• Aron Cardona - Mortgage Broker Northern Beaches

Federal Budget 2022

There isn't much to report on the mortgage front of the 2022 Federal budget but we've summarised which announcements we've deemed important.


The government is expanding its first home buyers scheme, where people only need to have a 5 per cent deposit to buy a house with no lenders mortgage insurance (LMI).

It's expanding the scheme from 10,000 places up to 35,000 places a year, but it comes with rules on who is eligible and how expensive the houses can be.

On top of that, it's creating a new regional housing scheme with 10,000 annual places from October 1 for first home buyers or people who haven't owned property in the last five years (including permanent residents).

This new scheme is aimed at encouraging construction in regional areas. To access it, people have to either build or buy a newly built home in a designated regional area.

The budget also includes money to extend the Family Home Guarantee scheme which, while not exclusively for first home buyers, is aimed at helping single parents either buy their first house or re-enter the property market.

The scheme means eligible people only have to come up with a 2 per cent deposit to buy a house and not pay LMI.

Last year, the government announced it would offer 10,000 places over four years — it's now adding 5,000 extra places a year.

The cost of all three schemes will be $8.6 million over the next four years.

While the move will mean more people may be able to buy a home sooner, experts have warned it won't do anything to solve housing affordability.

The government had also been urged by the NSW Liberal government, among others, to consider reviewing tax breaks for property investors to give first home buyers a better chance at getting in the market.


In an effort to bring down petrol prices, the government is cutting the fuel excise — the flat tax levied on each litre of fuel — in half.

The war in Ukraine has led to an increase in oil prices and some motorists have faced paying more than $2.20 a litre for petrol.

Mr Frydenberg says the cut will last for the next six months and will save motorists 22 cents a litre when they fill up.

To make sure the cut to the fuel excise is actually passed on to motorists, and not just used by retailers to make a bigger profit, the Australian Competition and Consumer Commission (ACCC) will be keeping an eye on fuel prices.

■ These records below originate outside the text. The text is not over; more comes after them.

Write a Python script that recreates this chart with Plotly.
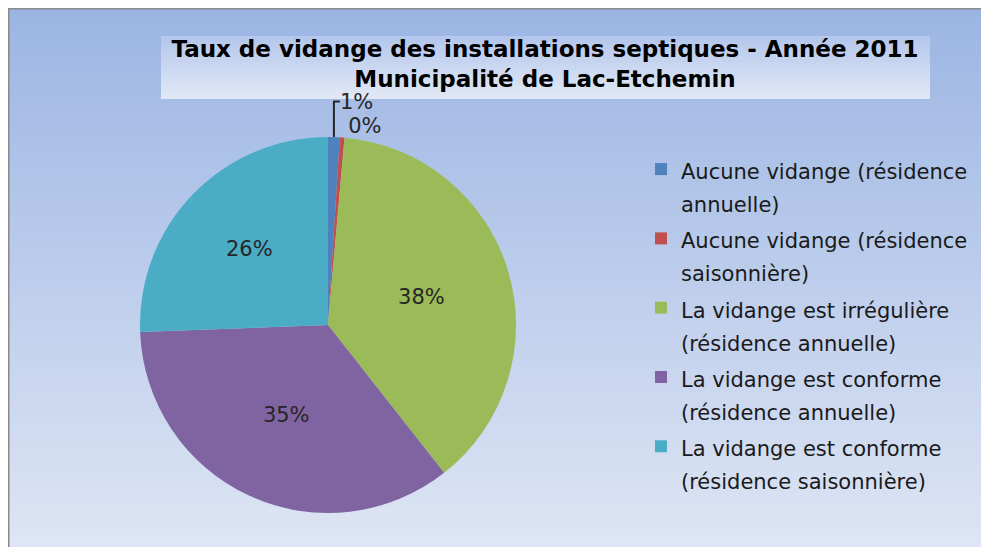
import plotly.graph_objects as go

# ---- data ----
labels = [
    "Aucune vidange (résidence<br>annuelle)",
    "Aucune vidange (résidence<br>saisonnière)",
    "La vidange est irrégulière<br>(résidence annuelle)",
    "La vidange est conforme<br>(résidence annuelle)",
    "La vidange est conforme<br>(résidence saisonnière)",
]
values = [1.0, 0.4, 38.0, 35.0, 25.6]
colors = ["#4F81BD", "#C0504D", "#9BBB59", "#8064A2", "#4BACC6"]
title_lines = ["Taux de vidange des installations septiques - Année 2011",
               "Municipalité de Lac-Etchemin"]

# page has an 8px body margin; figure sized to fit the 989x555 window
OFF = 8
W, H = 989 - OFF, 555 - 2 * OFF
FONT = "DejaVu Sans, Verdana, sans-serif"


def X(xp):  # page pixel -> paper x
    return (xp - OFF) / W


def Y(yp):  # page pixel -> paper y
    return 1 - (yp - OFF) / H


def lerp(c1, c2, t):
    return "rgb(%d,%d,%d)" % tuple(round(a + (b - a) * t) for a, b in zip(c1, c2))


shapes = []
# background gradient
top_c, bot_c = (155, 181, 227), (222, 229, 244)
N = 70
for i in range(N):
    y0 = i / N
    y1 = (i + 1) / N
    shapes.append(dict(type="rect", xref="paper", yref="paper",
                       x0=0, x1=1, y0=max(0, 1 - y1 - 0.003), y1=1 - y0,
                       fillcolor=lerp(top_c, bot_c, i / (N - 1)),
                       line=dict(width=0), layer="below"))
# frame lines (top & left)
shapes.append(dict(type="line", xref="paper", yref="paper",
                   x0=0, x1=1, y0=1, y1=1,
                   line=dict(color="#8A8A8A", width=3)))
shapes.append(dict(type="line", xref="paper", yref="paper",
                   x0=0, x1=0, y0=0, y1=1,
                   line=dict(color="#8A8A8A", width=3)))
# title box gradient
tb_top, tb_bot = (180, 199, 236), (225, 232, 245)
M = 20
bx0, bx1, by0, by1 = 161, 930, 36, 99
for i in range(M):
    ya = by0 + (by1 - by0) * i / M
    yb = by0 + (by1 - by0) * (i + 1) / M + 0.6
    shapes.append(dict(type="rect", xref="paper", yref="paper",
                       x0=X(bx0), x1=X(bx1), y0=Y(min(yb, by1)), y1=Y(ya),
                       fillcolor=lerp(tb_top, tb_bot, i / (M - 1)),
                       line=dict(width=0), layer="below"))

# pie: centre (328,325), radius 188 (page pixels)
cx, cy, R = 328, 325, 188

fig = go.Figure()
fig.add_trace(go.Pie(
    labels=['<span style="font-size:21px">' + l + "</span>" for l in labels],
    values=values,
    sort=False,
    direction="clockwise",
    rotation=0,
    marker=dict(colors=colors, line=dict(width=0)),
    texttemplate="%{percent:.0%}",
    textposition=["outside", "outside", "inside", "inside", "inside"],
    insidetextorientation="horizontal",
    textfont=dict(family=FONT, size=21, color="#262626"),
    hoverinfo="percent",
    domain=dict(x=[X(cx - R), X(cx + R)], y=[Y(cy + R), Y(cy - R)]),
))

fig.update_layout(
    width=W, height=H,
    margin=dict(l=0, r=0, t=0, b=0, autoexpand=False),
    paper_bgcolor="white",
    plot_bgcolor="rgba(0,0,0,0)",
    shapes=shapes,
    title=dict(text="<b>" + title_lines[0] + "</b><br><b>" + title_lines[1] + "</b>",
               x=X(545), xanchor="center", y=Y(57), yanchor="top",
               font=dict(family=FONT, size=23, color="#000000")),
    legend=dict(x=X(641), xanchor="left", y=Y(146), yanchor="top",
                valign="top",
                font=dict(family=FONT, size=25.5, color="#1A1A1A"),
                bgcolor="rgba(0,0,0,0)", traceorder="normal"),
    showlegend=True,
)

fig.write_html("out.html")
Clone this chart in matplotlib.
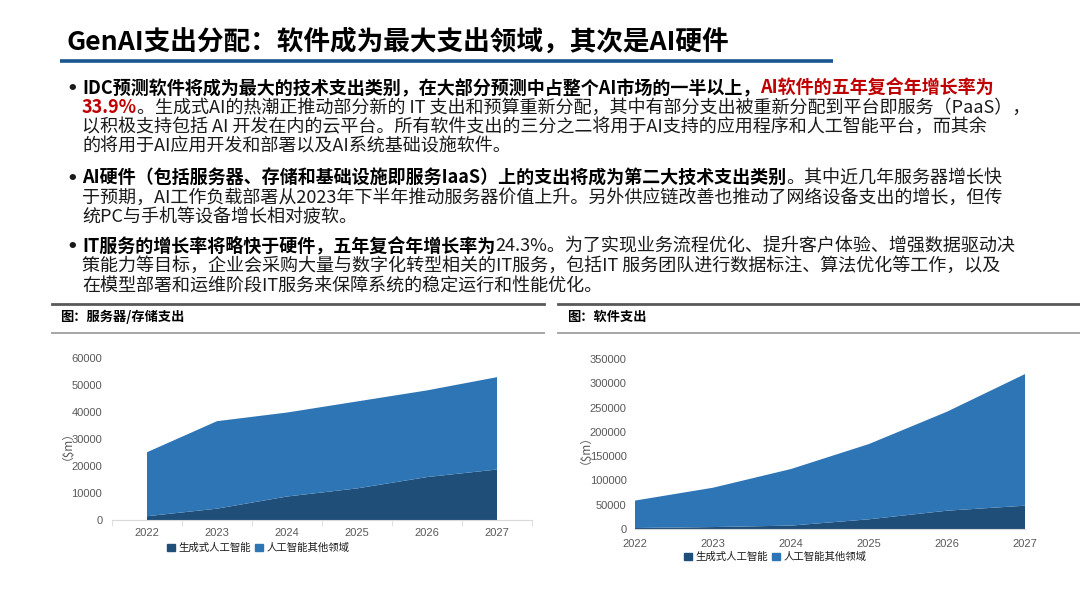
import matplotlib
matplotlib.use("Agg")
import matplotlib.pyplot as plt
from matplotlib.patches import Patch
import numpy as np

plt.rcParams["font.family"] = ["Noto Sans CJK SC", "DejaVu Sans"]
plt.rcParams["axes.unicode_minus"] = False

# ---- data ----
years = ["2022", "2023", "2024", "2025", "2026", "2027"]
series_names = ["生成式人工智能", "人工智能其他领域"]

# 服务器/存储支出 ($m)
hw_genai = [1400, 4200, 8700, 11700, 15900, 18700]
hw_total = [25100, 36600, 39800, 43900, 48000, 52900]
hw_other = [t - g for t, g in zip(hw_total, hw_genai)]

# 软件支出 ($m)
sw_genai = [2000, 4000, 7000, 20000, 37700, 48000]
sw_total = [58500, 85000, 123500, 175000, 241500, 319000]
sw_other = [t - g for t, g in zip(sw_total, sw_genai)]

hw_ticks = [0, 10000, 20000, 30000, 40000, 50000, 60000]
sw_ticks = [0, 50000, 100000, 150000, 200000, 250000, 300000, 350000]

title = "GenAI支出分配：软件成为最大支出领域，其次是AI硬件"
left_caption = "图：服务器/存储支出"
right_caption = "图：软件支出"

# each bullet: list of lines, each line a list of (text, style)
bullets = [
    [
        [("IDC预测软件将成为最大的技术支出类别，在大部分预测中占整个AI市场的一半以上，", "b"),
         ("AI软件的五年复合年增长率为", "r")],
        [("33.9%", "r"),
         ("。生成式AI的热潮正推动部分新的 IT 支出和预算重新分配，其中有部分支出被重新分配到平台即服务（PaaS），", "n")],
        [("以积极支持包括 AI 开发在内的云平台。所有软件支出的三分之二将用于AI支持的应用程序和人工智能平台，而其余", "n")],
        [("的将用于AI应用开发和部署以及AI系统基础设施软件。", "n")],
    ],
    [
        [("AI硬件（包括服务器、存储和基础设施即服务IaaS）上的支出将成为第二大技术支出类别", "b"),
         ("。其中近几年服务器增长快", "n")],
        [("于预期，AI工作负载部署从2023年下半年推动服务器价值上升。另外供应链改善也推动了网络设备支出的增长，但传", "n")],
        [("统PC与手机等设备增长相对疲软。", "n")],
    ],
    [
        [("IT服务的增长率将略快于硬件，五年复合年增长率为", "b"),
         ("24.3%。为了实现业务流程优化、提升客户体验、增强数据驱动决", "n")],
        [("策能力等目标，企业会采购大量与数字化转型相关的IT服务，包括IT 服务团队进行数据标注、算法优化等工作，以及", "n")],
        [("在模型部署和运维阶段IT服务来保障系统的稳定运行和性能优化。", "n")],
    ],
]
bullet_tops = [88, 178, 246]

W, H = 1080, 608
dark_blue = "#1F4E79"
mid_blue = "#2E75B6"
text_color = "#1A1A1A"
red = "#C00000"

fig = plt.figure(figsize=(W / 100, H / 100), dpi=100)
fig.patch.set_facecolor("white")
bg = fig.add_axes([0, 0, 1, 1])
bg.set_xlim(0, W)
bg.set_ylim(H, 0)
bg.axis("off")

# title + underline
bg.text(66, 42, title, fontsize=19.2, fontweight="bold", color="black", va="center", ha="left")
bg.plot([60, 833], [61, 61], color="#1B5590", lw=2.6, solid_capstyle="butt")

# bullet text
styles = {
    "b": dict(fontweight="bold", color="black"),
    "r": dict(fontweight="bold", color=red),
    "n": dict(fontweight="normal", color=text_color),
}
fs = 13
line_gap = 19.6
for top, lines in zip(bullet_tops, bullets):
    bg.text(66, top + 1, "•", fontsize=13, fontweight="bold", color=text_color,
            va="center", ha="left", family="DejaVu Sans")
    for i, parts in enumerate(lines):
        y = top + i * line_gap
        t = None
        for s, st in parts:
            if t is None:
                t = bg.text(82, y, s, fontsize=fs, va="center", ha="left", **styles[st])
            else:
                t = bg.annotate(s, xy=(1, 0), xycoords=t, va="bottom", ha="left",
                                fontsize=fs, **styles[st])

# chart headers
for x0, x1, tx, cap in [(52, 544, 60, left_caption), (558, 1080, 567, right_caption)]:
    bg.plot([x0, x1], [304, 304], color="#595959", lw=2.0)
    bg.plot([x0, x1], [333, 333], color="#A6A6A6", lw=1.4)
    bg.text(tx, 317, cap, fontsize=9.5, fontweight="bold", color="black", va="center", ha="left")

tick_color = "#595959"
num_font = "Liberation Sans"

# ---- left chart: server / storage ----
ax1 = fig.add_axes([112 / W, 1 - 520 / H, 420 / W, 162 / H])
x = np.arange(len(years))
ax1.stackplot(x, hw_genai, hw_other, colors=[dark_blue, mid_blue], labels=series_names)
ax1.set_xlim(-0.5, len(years) - 0.5)
ax1.set_ylim(0, 60000)
ax1.set_yticks(hw_ticks)
ax1.set_xticks(x)
ax1.set_xticklabels(years)
ax1.set_xticks(np.arange(-0.5, len(years)), minor=True)
ax1.tick_params(axis="x", which="major", length=0, labelsize=8, colors=tick_color, pad=6)
ax1.tick_params(axis="x", which="minor", length=4, color="#D9D9D9")
ax1.tick_params(axis="y", length=0, labelsize=8, colors=tick_color, pad=7)
for side in ["top", "right", "left"]:
    ax1.spines[side].set_visible(False)
ax1.spines["bottom"].set_color("#D9D9D9")
ax1.set_facecolor("none")
ax1.set_ylabel("（$m）", fontsize=8.5, color=tick_color, labelpad=3)

# ---- right chart: software ----
ax2 = fig.add_axes([635 / W, 1 - 529 / H, 390 / W, 170 / H])
ax2.stackplot(x, sw_genai, sw_other, colors=[dark_blue, mid_blue], labels=series_names)
ax2.set_xlim(0, len(years) - 1)
ax2.set_ylim(0, 350000)
ax2.set_yticks(sw_ticks)
ax2.set_xticks(x)
ax2.set_xticklabels(years)
ax2.tick_params(axis="x", length=0, labelsize=8, colors=tick_color, pad=7)
ax2.tick_params(axis="y", length=0, labelsize=8, colors=tick_color, pad=6)
for side in ["top", "right", "left"]:
    ax2.spines[side].set_visible(False)
ax2.spines["bottom"].set_color("#D9D9D9")
ax2.set_facecolor("none")
ax2.set_ylabel("（$m）", fontsize=8.5, color=tick_color, labelpad=3)

for ax in (ax1, ax2):
    for lab in ax.get_xticklabels() + ax.get_yticklabels():
        lab.set_fontfamily(num_font)

# legends
handles = [Patch(color=dark_blue), Patch(color=mid_blue)]
for ax, cx, cy in [(ax1, 258, 548), (ax2, 775, 557)]:
    ax.legend(handles, series_names, loc="center", bbox_to_anchor=(cx / W, 1 - cy / H),
              bbox_transform=fig.transFigure, ncol=2, frameon=False, fontsize=7.5,
              handlelength=0.8, handleheight=0.8, handletextpad=0.3, columnspacing=0.4,
              labelcolor=text_color)

fig.savefig("out.png", dpi=100, facecolor="white")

The ACCC says that if retailers lie about passing on the tax cut and making fuel cheaper, it "will not hesitate to take appropriate enforcement action", including hefty fines.

While cutting the excise, even temporarily, was something some state and federal MPs had called for, other groups had warned it probably wouldn't mean immediate relief at the bowser, would only help motorists and would cost the budget bottom line billions of dollars.

But regardless, Mr Frydenberg and the government have decided to half the excise.


To help with the increasing cost of living, low- and middle-income earners will receive an extra $420 back on their tax returns.

The government's low and middle tax offset is also back for another year, meaning that some people may get up to $1,500 back at tax time.

The budget estimates the payments will cost the government $4.1 billion over the next couple of years.

Before the budget, Mr Frydenberg made it clear that the assistance the government was offering would be "temporary and targeted" and not ongoing.


One of the big spends in the budget is $9.9 billion for the Australian Signals Directorate (ASD) over the next 10 years to bolster our cybersecurity and intelligence capabilities.

It's called REDSPICE (which stands for Resilience, Effects, Defence, Space, Intelligence, Cyber and Enablers package) and will see an extra 1,900 jobs created at ASD.

They'll include things like data analysts, computer programmers and software engineers.

In the budget, the government makes it clear the investment is to better equip Australia to defend itself and some of our critical infrastructure from cyber attacks and counteract them.

The government has warned about the possibility of cyber attacks from both China and Russia, going so far as to urge businesses to update their systems to better defend against any future attacks.